_Exercise description:_ Extract, in full, the lines below, beginning at the first and ending with the line that contains "fig = plt.figure(figsize=(W". Pictures do not belong in the copy.

_Information provided:_
= = = = =

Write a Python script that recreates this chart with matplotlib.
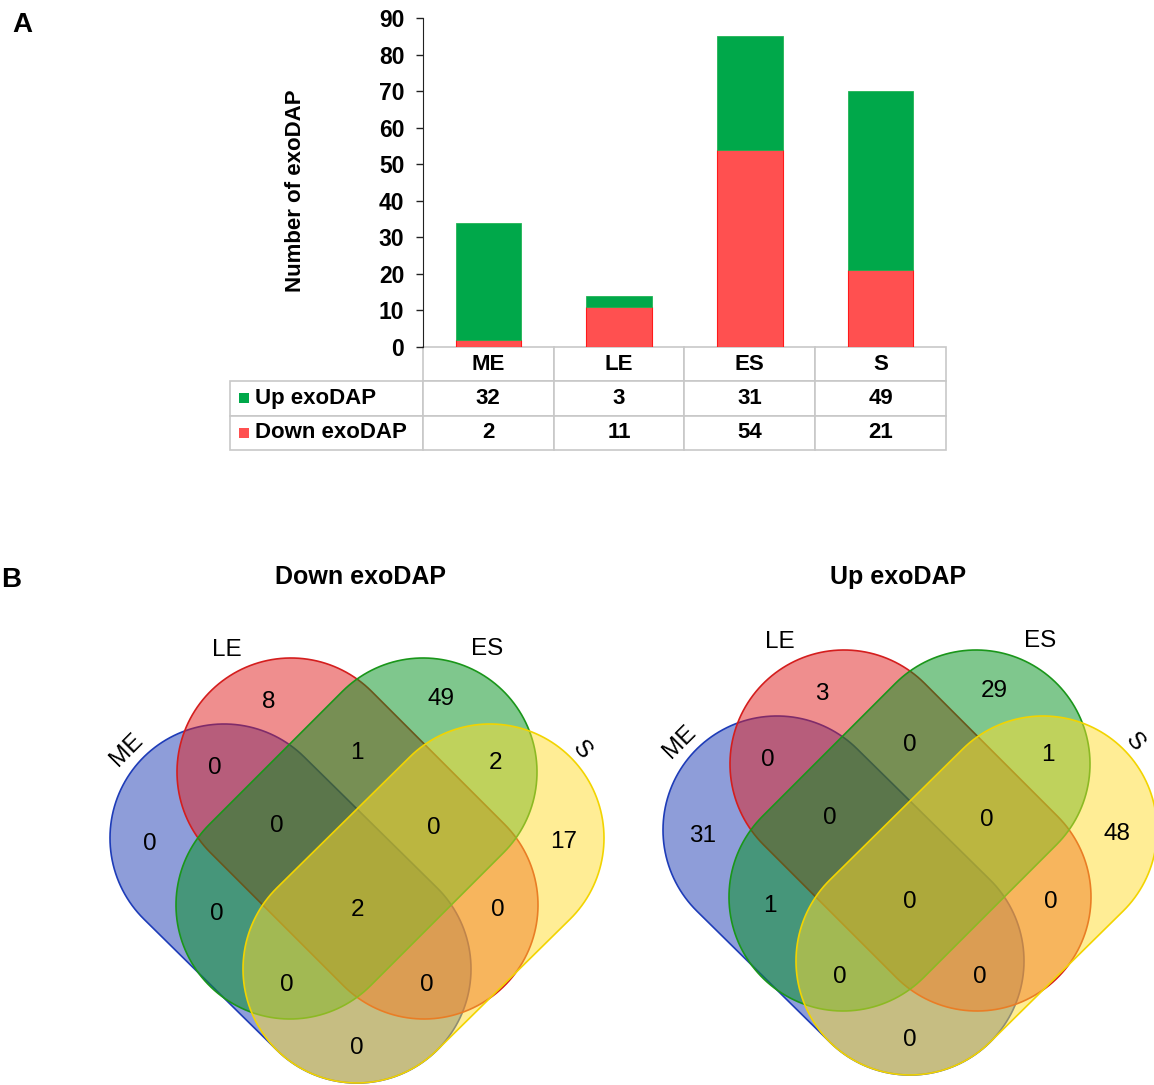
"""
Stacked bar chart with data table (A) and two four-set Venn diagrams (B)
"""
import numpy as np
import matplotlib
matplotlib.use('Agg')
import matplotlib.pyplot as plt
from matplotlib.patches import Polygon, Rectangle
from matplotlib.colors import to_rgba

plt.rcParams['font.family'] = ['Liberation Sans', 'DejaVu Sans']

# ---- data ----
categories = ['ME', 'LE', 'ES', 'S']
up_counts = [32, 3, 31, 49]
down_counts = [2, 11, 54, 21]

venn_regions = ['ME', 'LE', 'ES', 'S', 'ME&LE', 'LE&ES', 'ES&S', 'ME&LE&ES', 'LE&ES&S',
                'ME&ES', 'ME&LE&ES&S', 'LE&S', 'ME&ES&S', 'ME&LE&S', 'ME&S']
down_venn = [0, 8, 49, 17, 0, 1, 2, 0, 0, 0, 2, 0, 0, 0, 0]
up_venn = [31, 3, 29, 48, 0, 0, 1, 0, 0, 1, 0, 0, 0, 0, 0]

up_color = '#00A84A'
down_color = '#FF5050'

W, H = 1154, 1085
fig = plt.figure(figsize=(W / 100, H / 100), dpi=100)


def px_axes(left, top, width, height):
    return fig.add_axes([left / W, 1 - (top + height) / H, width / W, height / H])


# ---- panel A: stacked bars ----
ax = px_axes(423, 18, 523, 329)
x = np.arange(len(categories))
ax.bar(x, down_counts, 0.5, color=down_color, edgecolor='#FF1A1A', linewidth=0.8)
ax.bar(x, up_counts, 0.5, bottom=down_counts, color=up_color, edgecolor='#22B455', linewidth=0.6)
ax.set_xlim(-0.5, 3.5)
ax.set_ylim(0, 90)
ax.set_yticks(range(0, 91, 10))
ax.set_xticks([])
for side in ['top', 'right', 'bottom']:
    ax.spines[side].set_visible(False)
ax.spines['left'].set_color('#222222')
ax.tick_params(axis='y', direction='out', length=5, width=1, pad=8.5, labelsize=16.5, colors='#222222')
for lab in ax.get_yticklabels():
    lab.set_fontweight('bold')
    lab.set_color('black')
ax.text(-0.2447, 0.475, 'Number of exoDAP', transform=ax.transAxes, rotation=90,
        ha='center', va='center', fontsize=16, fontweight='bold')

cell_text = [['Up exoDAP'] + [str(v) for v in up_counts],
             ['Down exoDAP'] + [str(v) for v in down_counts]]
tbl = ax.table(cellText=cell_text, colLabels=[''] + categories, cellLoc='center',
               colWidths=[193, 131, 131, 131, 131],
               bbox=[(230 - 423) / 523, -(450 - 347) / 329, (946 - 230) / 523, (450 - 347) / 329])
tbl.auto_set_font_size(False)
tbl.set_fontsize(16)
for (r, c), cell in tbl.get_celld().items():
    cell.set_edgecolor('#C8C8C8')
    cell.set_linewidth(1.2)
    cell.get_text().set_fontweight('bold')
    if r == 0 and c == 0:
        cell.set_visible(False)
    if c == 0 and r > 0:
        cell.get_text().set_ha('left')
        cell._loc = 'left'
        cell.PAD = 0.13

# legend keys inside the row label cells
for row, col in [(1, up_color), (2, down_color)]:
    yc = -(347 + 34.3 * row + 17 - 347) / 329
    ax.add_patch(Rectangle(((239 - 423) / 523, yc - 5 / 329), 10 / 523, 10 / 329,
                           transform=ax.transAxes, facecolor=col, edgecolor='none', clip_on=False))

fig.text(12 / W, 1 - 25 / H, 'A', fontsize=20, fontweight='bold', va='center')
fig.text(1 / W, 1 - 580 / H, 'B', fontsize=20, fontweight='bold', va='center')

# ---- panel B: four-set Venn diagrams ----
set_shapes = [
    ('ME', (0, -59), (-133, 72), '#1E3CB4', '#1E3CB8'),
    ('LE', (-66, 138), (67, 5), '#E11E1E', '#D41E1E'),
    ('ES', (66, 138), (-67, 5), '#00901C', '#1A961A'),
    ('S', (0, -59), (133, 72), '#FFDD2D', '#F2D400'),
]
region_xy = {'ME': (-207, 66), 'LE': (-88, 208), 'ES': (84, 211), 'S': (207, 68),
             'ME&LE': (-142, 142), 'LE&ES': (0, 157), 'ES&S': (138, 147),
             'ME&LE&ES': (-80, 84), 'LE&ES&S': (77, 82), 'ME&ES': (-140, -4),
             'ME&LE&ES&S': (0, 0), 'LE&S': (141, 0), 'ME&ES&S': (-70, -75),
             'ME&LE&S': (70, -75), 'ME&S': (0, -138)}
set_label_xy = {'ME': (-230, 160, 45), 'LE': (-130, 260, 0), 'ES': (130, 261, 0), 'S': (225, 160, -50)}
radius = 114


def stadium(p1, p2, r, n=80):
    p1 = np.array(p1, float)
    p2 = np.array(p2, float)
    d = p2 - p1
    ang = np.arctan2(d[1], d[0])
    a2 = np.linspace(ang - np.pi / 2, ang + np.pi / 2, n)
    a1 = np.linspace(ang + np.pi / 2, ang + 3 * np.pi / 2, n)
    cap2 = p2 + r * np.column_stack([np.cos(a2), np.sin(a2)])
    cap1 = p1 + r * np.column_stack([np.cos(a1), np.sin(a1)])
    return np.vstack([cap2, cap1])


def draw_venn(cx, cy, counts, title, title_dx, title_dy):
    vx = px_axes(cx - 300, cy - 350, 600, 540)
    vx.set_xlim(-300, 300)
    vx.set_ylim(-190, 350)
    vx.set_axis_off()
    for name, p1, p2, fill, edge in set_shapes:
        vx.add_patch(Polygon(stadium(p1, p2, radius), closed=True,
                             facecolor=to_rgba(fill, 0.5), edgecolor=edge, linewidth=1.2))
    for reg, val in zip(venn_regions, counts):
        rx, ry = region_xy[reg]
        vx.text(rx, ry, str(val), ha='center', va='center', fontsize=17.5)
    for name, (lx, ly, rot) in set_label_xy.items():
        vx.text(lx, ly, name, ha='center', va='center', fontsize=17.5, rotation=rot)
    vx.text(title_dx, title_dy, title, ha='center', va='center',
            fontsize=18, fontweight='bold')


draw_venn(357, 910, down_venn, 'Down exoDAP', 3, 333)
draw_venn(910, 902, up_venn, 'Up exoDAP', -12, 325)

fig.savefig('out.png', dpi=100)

= = = = =

_Result for this task:_
Write a Python script that recreates this chart with matplotlib.
"""
Stacked bar chart with data table (A) and two four-set Venn diagrams (B)
"""
import numpy as np
import matplotlib
matplotlib.use('Agg')
import matplotlib.pyplot as plt
from matplotlib.patches import Polygon, Rectangle
from matplotlib.colors import to_rgba

plt.rcParams['font.family'] = ['Liberation Sans', 'DejaVu Sans']

# ---- data ----
categories = ['ME', 'LE', 'ES', 'S']
up_counts = [32, 3, 31, 49]
down_counts = [2, 11, 54, 21]

venn_regions = ['ME', 'LE', 'ES', 'S', 'ME&LE', 'LE&ES', 'ES&S', 'ME&LE&ES', 'LE&ES&S',
                'ME&ES', 'ME&LE&ES&S', 'LE&S', 'ME&ES&S', 'ME&LE&S', 'ME&S']
down_venn = [0, 8, 49, 17, 0, 1, 2, 0, 0, 0, 2, 0, 0, 0, 0]
up_venn = [31, 3, 29, 48, 0, 0, 1, 0, 0, 1, 0, 0, 0, 0, 0]

up_color = '#00A84A'
down_color = '#FF5050'

W, H = 1154, 1085
fig = plt.figure(figsize=(W / 100, H / 100), dpi=100)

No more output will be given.